>> Begin INFORMATION SHOWN
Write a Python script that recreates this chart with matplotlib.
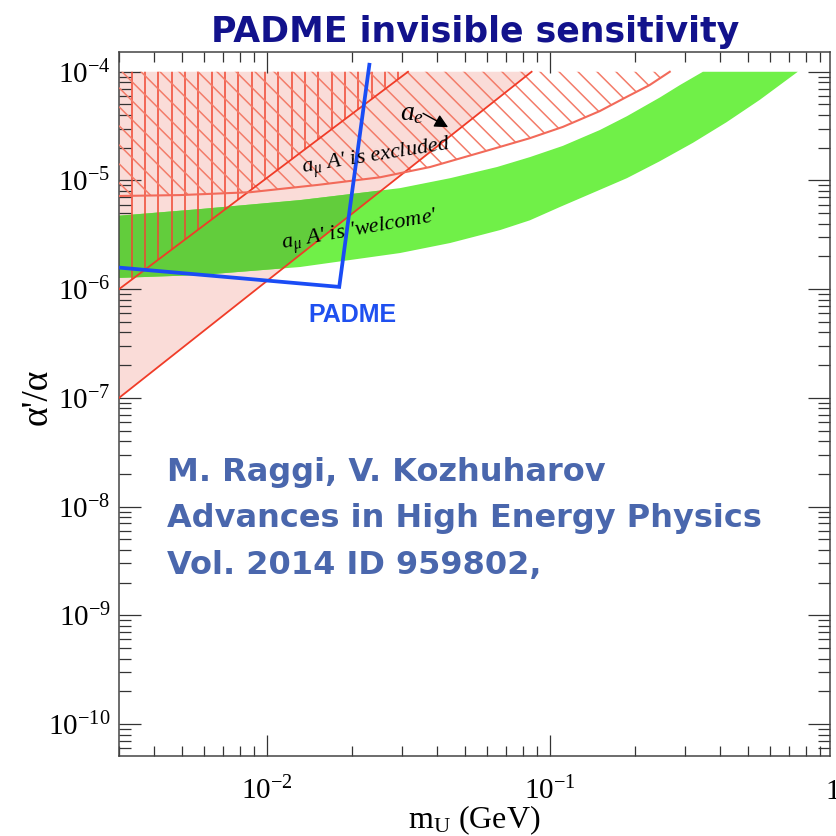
import numpy as np
import matplotlib
matplotlib.use('Agg')
import matplotlib.pyplot as plt
from matplotlib.patches import Polygon
from matplotlib.collections import LineCollection
import matplotlib.transforms as mtrans

plt.rcParams['font.family'] = ['Liberation Serif', 'DejaVu Serif']
plt.rcParams['mathtext.fontset'] = 'custom'
plt.rcParams['mathtext.rm'] = 'Liberation Serif'
plt.rcParams['mathtext.it'] = 'Liberation Serif:italic'
plt.rcParams['mathtext.bf'] = 'Liberation Serif:bold'
plt.rcParams['axes.unicode_minus'] = False

# ---------------- data ----------------
# straight exclusion boundaries (alpha'/alpha vs m_U)
line1_m = [0.003, 0.0315]
line1_a = [1e-6, 1e-4]
line2_m = [0.003, 0.0861]
line2_a = [1e-7, 1e-4]
# a_mu exclusion curve (lower edge of the excluded region)
curve_m = [0.003, 0.00494, 0.00873, 0.0151, 0.0251, 0.0377, 0.065, 0.0849, 0.111, 0.150, 0.187, 0.225, 0.265]
curve_a = [7.2e-6, 7.34e-6, 7.8e-6, 9.1e-6, 1.07e-5, 1.33e-5, 2.0e-5, 2.45e-5, 3.11e-5, 4.35e-5, 5.89e-5, 7.55e-5, 1e-4]
# a_mu 'welcome' band
band_up_m = [0.003, 0.00582, 0.0131, 0.0295, 0.0444, 0.065, 0.0849, 0.111, 0.150, 0.187, 0.2445, 0.288, 0.347]
band_up_a = [4.74e-6, 5.46e-6, 6.6e-6, 8.5e-6, 1.05e-5, 1.33e-5, 1.64e-5, 2.08e-5, 2.91e-5, 3.9e-5, 5.8e-5, 7.55e-5, 1e-4]
band_lo_m = [0.003, 0.00582, 0.0131, 0.0295, 0.0444, 0.0667, 0.0849, 0.1084, 0.150, 0.187, 0.244, 0.320, 0.421, 0.5515, 0.751]
band_lo_a = [1.27e-6, 1.35e-6, 1.6e-6, 2.15e-6, 2.66e-6, 3.5e-6, 4.3e-6, 5.7e-6, 8.2e-6, 1.05e-5, 1.5e-5, 2.22e-5, 3.44e-5, 5.52e-5, 1e-4]
# PADME sensitivity
padme_m = [0.003, 0.0180, 0.0230]
padme_a = [1.58e-6, 1.05e-6, 1.16e-4]

XMIN, XMAX = 0.003, 0.976
YMIN, YMAX = 5.08e-11, 1.52e-4
YTOP = 1e-4

# ---------------- figure ----------------
W = H = 836
fig = plt.figure(figsize=(W / 100, H / 100), dpi=100)
ax_l, ax_r, ax_t, ax_b = 119, 830, 52, 756
ax = fig.add_axes([ax_l / W, (H - ax_b) / H, (ax_r - ax_l) / W, (ax_b - ax_t) / H])
ax.set_xscale('log')
ax.set_yscale('log')
ax.set_xlim(XMIN, XMAX)
ax.set_ylim(YMIN, YMAX)

# pink region (above line 2)
pink = Polygon(list(zip(line2_m + [XMIN], line2_a + [YTOP])), closed=True,
               fc='#fadcd8', ec='none', zorder=1)
ax.add_patch(pink)

# green band
band_pts = list(zip(band_up_m, band_up_a)) + list(zip(band_lo_m[::-1], band_lo_a[::-1]))
ax.add_patch(Polygon(band_pts, closed=True, fc='#70f048', ec='none', zorder=2))
dark = Polygon(band_pts, closed=True, fc='#62cd3c', ec='none', zorder=2.1)
ax.add_patch(dark)
dark.set_clip_path(pink)

# hatch clip regions
vreg = Polygon(list(zip(line1_m + [XMIN], line1_a + [YTOP])), closed=True,
               fc='none', ec='none', zorder=0)
ax.add_patch(vreg)
dreg = Polygon(list(zip(curve_m + [XMIN], curve_a + [YTOP])), closed=True,
               fc='none', ec='none', zorder=0)
ax.add_patch(dreg)

aw, ah = ax_r - ax_l, ax_b - ax_t
ptrans = mtrans.Affine2D().scale(1 / aw, 1 / ah) + ax.transAxes

vsegs = [[(12.7 + 13.33 * k, 0), (12.7 + 13.33 * k, ah)] for k in range(0, 55)]
vlc = LineCollection(vsegs, colors='#f04632', linewidths=1.1, transform=ptrans, zorder=3)
ax.add_collection(vlc)
vlc.set_clip_path(vreg)

c0 = (578.3 - ax_l) + (ax_b - 72)
dsegs = []
for k in range(-90, 40):
    c = c0 + 19.0 * k
    dsegs.append([(0, c), (aw, c - aw)])
dlc = LineCollection(dsegs, colors='#f37c6a', linewidths=1.1, transform=ptrans, zorder=3)
ax.add_collection(dlc)
dlc.set_clip_path(dreg)

# boundary lines
ax.plot(line1_m, line1_a, color='#f03c28', lw=1.3, zorder=4)
ax.plot(line2_m, line2_a, color='#f03c28', lw=1.3, zorder=4)
ax.plot(curve_m, curve_a, color='#f26a5a', lw=1.5, zorder=4)

# PADME line
ax.plot(padme_m, padme_a, color='#1a4cf5', lw=2.7, zorder=6, solid_joinstyle='miter')

# annotations
ax.text(0.3624, 0.8494, r"$a_{\mu}$ A' is excluded", transform=ax.transAxes,
        rotation=9, ha='center', va='center', fontsize=16, style='italic', zorder=7)
ax.text(0.3385, 0.7443, r"$a_{\mu}$ A' is 'welcome'", transform=ax.transAxes,
        rotation=10, ha='center', va='center', fontsize=16, style='italic', zorder=7)
ax.text(0.4115, 0.912, r"$a_e$", transform=ax.transAxes, ha='center', va='center',
        fontsize=20, zorder=7)
ax.annotate('', xy=(0.4663, 0.8913), xytext=(0.4242, 0.9148), xycoords='axes fraction',
            arrowprops=dict(arrowstyle='-|>', color='black', lw=1.0, mutation_scale=20),
            zorder=7)
ax.text(0.3287, 0.6264, 'PADME', transform=ax.transAxes, ha='center', va='center',
        fontsize=18, fontweight='bold', family='Liberation Sans', color='#1f50f0', zorder=7)

# ticks
ax.tick_params(which='both', direction='in', top=True, right=True, color='#333333',
               labelsize=21, width=0.9)
ax.tick_params(axis='y', which='major', length=16, pad=6)
ax.tick_params(axis='y', which='minor', length=8.5)
ax.tick_params(axis='x', which='major', length=15, pad=15)
ax.tick_params(axis='x', which='minor', length=7.5)
for s in ax.spines.values():
    s.set_linewidth(1.1)
    s.set_color('#444444')

ax.text(1.0, -(799 - 756) / ah, '1', transform=mtrans.blended_transform_factory(ax.transData, ax.transAxes),
        ha='center', va='baseline', fontsize=21, clip_on=False)

# axis labels
fig.text(37 / W, 1 - 397 / H, "\u03b1'/\u03b1", rotation=90, ha='center', va='center', fontsize=27)
fig.text(474 / W, 1 - 828 / H, r"$\mathrm{m_U}$ (GeV)", ha='center', va='baseline', fontsize=23)

# title and reference text
fig.text(475 / W, 1 - 42 / H, 'PADME invisible sensitivity', ha='center', va='baseline',
         fontsize=25, fontweight='bold', family='DejaVu Sans', color='#12128c')
cite = ['M. Raggi, V. Kozhuharov', 'Advances in High Energy Physics', 'Vol. 2014 ID 959802,']
for i, line in enumerate(cite):
    fig.text(167 / W, 1 - (481 + 46.5 * i) / H, line, ha='left', va='baseline', fontsize=23,
             fontweight='bold', family='DejaVu Sans', color='#4a67ad')

fig.savefig('out.png', dpi=100)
>> End INFORMATION SHOWN
Return each line of the data, keeping its wording exact and omitting pictures.

Write a Python script that recreates this chart with matplotlib.
import numpy as np
import matplotlib
matplotlib.use('Agg')
import matplotlib.pyplot as plt
from matplotlib.patches import Polygon
from matplotlib.collections import LineCollection
import matplotlib.transforms as mtrans

plt.rcParams['font.family'] = ['Liberation Serif', 'DejaVu Serif']
plt.rcParams['mathtext.fontset'] = 'custom'
plt.rcParams['mathtext.rm'] = 'Liberation Serif'
plt.rcParams['mathtext.it'] = 'Liberation Serif:italic'
plt.rcParams['mathtext.bf'] = 'Liberation Serif:bold'
plt.rcParams['axes.unicode_minus'] = False

# ---------------- data ----------------
# straight exclusion boundaries (alpha'/alpha vs m_U)
line1_m = [0.003, 0.0315]
line1_a = [1e-6, 1e-4]
line2_m = [0.003, 0.0861]
line2_a = [1e-7, 1e-4]
# a_mu exclusion curve (lower edge of the excluded region)
curve_m = [0.003, 0.00494, 0.00873, 0.0151, 0.0251, 0.0377, 0.065, 0.0849, 0.111, 0.150, 0.187, 0.225, 0.265]
curve_a = [7.2e-6, 7.34e-6, 7.8e-6, 9.1e-6, 1.07e-5, 1.33e-5, 2.0e-5, 2.45e-5, 3.11e-5, 4.35e-5, 5.89e-5, 7.55e-5, 1e-4]
# a_mu 'welcome' band
band_up_m = [0.003, 0.00582, 0.0131, 0.0295, 0.0444, 0.065, 0.0849, 0.111, 0.150, 0.187, 0.2445, 0.288, 0.347]
band_up_a = [4.74e-6, 5.46e-6, 6.6e-6, 8.5e-6, 1.05e-5, 1.33e-5, 1.64e-5, 2.08e-5, 2.91e-5, 3.9e-5, 5.8e-5, 7.55e-5, 1e-4]
band_lo_m = [0.003, 0.00582, 0.0131, 0.0295, 0.0444, 0.0667, 0.0849, 0.1084, 0.150, 0.187, 0.244, 0.320, 0.421, 0.5515, 0.751]
band_lo_a = [1.27e-6, 1.35e-6, 1.6e-6, 2.15e-6, 2.66e-6, 3.5e-6, 4.3e-6, 5.7e-6, 8.2e-6, 1.05e-5, 1.5e-5, 2.22e-5, 3.44e-5, 5.52e-5, 1e-4]
# PADME sensitivity
padme_m = [0.003, 0.0180, 0.0230]
padme_a = [1.58e-6, 1.05e-6, 1.16e-4]

XMIN, XMAX = 0.003, 0.976
YMIN, YMAX = 5.08e-11, 1.52e-4
YTOP = 1e-4

# ---------------- figure ----------------
W = H = 836
fig = plt.figure(figsize=(W / 100, H / 100), dpi=100)
ax_l, ax_r, ax_t, ax_b = 119, 830, 52, 756
ax = fig.add_axes([ax_l / W, (H - ax_b) / H, (ax_r - ax_l) / W, (ax_b - ax_t) / H])
ax.set_xscale('log')
ax.set_yscale('log')
ax.set_xlim(XMIN, XMAX)
ax.set_ylim(YMIN, YMAX)

# pink region (above line 2)
pink = Polygon(list(zip(line2_m + [XMIN], line2_a + [YTOP])), closed=True,
               fc='#fadcd8', ec='none', zorder=1)
ax.add_patch(pink)

# green band
band_pts = list(zip(band_up_m, band_up_a)) + list(zip(band_lo_m[::-1], band_lo_a[::-1]))
ax.add_patch(Polygon(band_pts, closed=True, fc='#70f048', ec='none', zorder=2))
dark = Polygon(band_pts, closed=True, fc='#62cd3c', ec='none', zorder=2.1)
ax.add_patch(dark)
dark.set_clip_path(pink)

# hatch clip regions
vreg = Polygon(list(zip(line1_m + [XMIN], line1_a + [YTOP])), closed=True,
               fc='none', ec='none', zorder=0)
ax.add_patch(vreg)
dreg = Polygon(list(zip(curve_m + [XMIN], curve_a + [YTOP])), closed=True,
               fc='none', ec='none', zorder=0)
ax.add_patch(dreg)

aw, ah = ax_r - ax_l, ax_b - ax_t
ptrans = mtrans.Affine2D().scale(1 / aw, 1 / ah) + ax.transAxes

vsegs = [[(12.7 + 13.33 * k, 0), (12.7 + 13.33 * k, ah)] for k in range(0, 55)]
vlc = LineCollection(vsegs, colors='#f04632', linewidths=1.1, transform=ptrans, zorder=3)
ax.add_collection(vlc)
vlc.set_clip_path(vreg)

c0 = (578.3 - ax_l) + (ax_b - 72)
dsegs = []
for k in range(-90, 40):
    c = c0 + 19.0 * k
    dsegs.append([(0, c), (aw, c - aw)])
dlc = LineCollection(dsegs, colors='#f37c6a', linewidths=1.1, transform=ptrans, zorder=3)
ax.add_collection(dlc)
dlc.set_clip_path(dreg)

# boundary lines
ax.plot(line1_m, line1_a, color='#f03c28', lw=1.3, zorder=4)
ax.plot(line2_m, line2_a, color='#f03c28', lw=1.3, zorder=4)
ax.plot(curve_m, curve_a, color='#f26a5a', lw=1.5, zorder=4)

# PADME line
ax.plot(padme_m, padme_a, color='#1a4cf5', lw=2.7, zorder=6, solid_joinstyle='miter')

# annotations
ax.text(0.3624, 0.8494, r"$a_{\mu}$ A' is excluded", transform=ax.transAxes,
        rotation=9, ha='center', va='center', fontsize=16, style='italic', zorder=7)
ax.text(0.3385, 0.7443, r"$a_{\mu}$ A' is 'welcome'", transform=ax.transAxes,
        rotation=10, ha='center', va='center', fontsize=16, style='italic', zorder=7)
ax.text(0.4115, 0.912, r"$a_e$", transform=ax.transAxes, ha='center', va='center',
        fontsize=20, zorder=7)
ax.annotate('', xy=(0.4663, 0.8913), xytext=(0.4242, 0.9148), xycoords='axes fraction',
            arrowprops=dict(arrowstyle='-|>', color='black', lw=1.0, mutation_scale=20),
            zorder=7)
ax.text(0.3287, 0.6264, 'PADME', transform=ax.transAxes, ha='center', va='center',
        fontsize=18, fontweight='bold', family='Liberation Sans', color='#1f50f0', zorder=7)

# ticks
ax.tick_params(which='both', direction='in', top=True, right=True, color='#333333',
               labelsize=21, width=0.9)
ax.tick_params(axis='y', which='major', length=16, pad=6)
ax.tick_params(axis='y', which='minor', length=8.5)
ax.tick_params(axis='x', which='major', length=15, pad=15)
ax.tick_params(axis='x', which='minor', length=7.5)
for s in ax.spines.values():
    s.set_linewidth(1.1)
    s.set_color('#444444')

ax.text(1.0, -(799 - 756) / ah, '1', transform=mtrans.blended_transform_factory(ax.transData, ax.transAxes),
        ha='center', va='baseline', fontsize=21, clip_on=False)

# axis labels
fig.text(37 / W, 1 - 397 / H, "\u03b1'/\u03b1", rotation=90, ha='center', va='center', fontsize=27)
fig.text(474 / W, 1 - 828 / H, r"$\mathrm{m_U}$ (GeV)", ha='center', va='baseline', fontsize=23)

# title and reference text
fig.text(475 / W, 1 - 42 / H, 'PADME invisible sensitivity', ha='center', va='baseline',
         fontsize=25, fontweight='bold', family='DejaVu Sans', color='#12128c')
cite = ['M. Raggi, V. Kozhuharov', 'Advances in High Energy Physics', 'Vol. 2014 ID 959802,']
for i, line in enumerate(cite):
    fig.text(167 / W, 1 - (481 + 46.5 * i) / H, line, ha='left', va='baseline', fontsize=23,
             fontweight='bold', family='DejaVu Sans', color='#4a67ad')

fig.savefig('out.png', dpi=100)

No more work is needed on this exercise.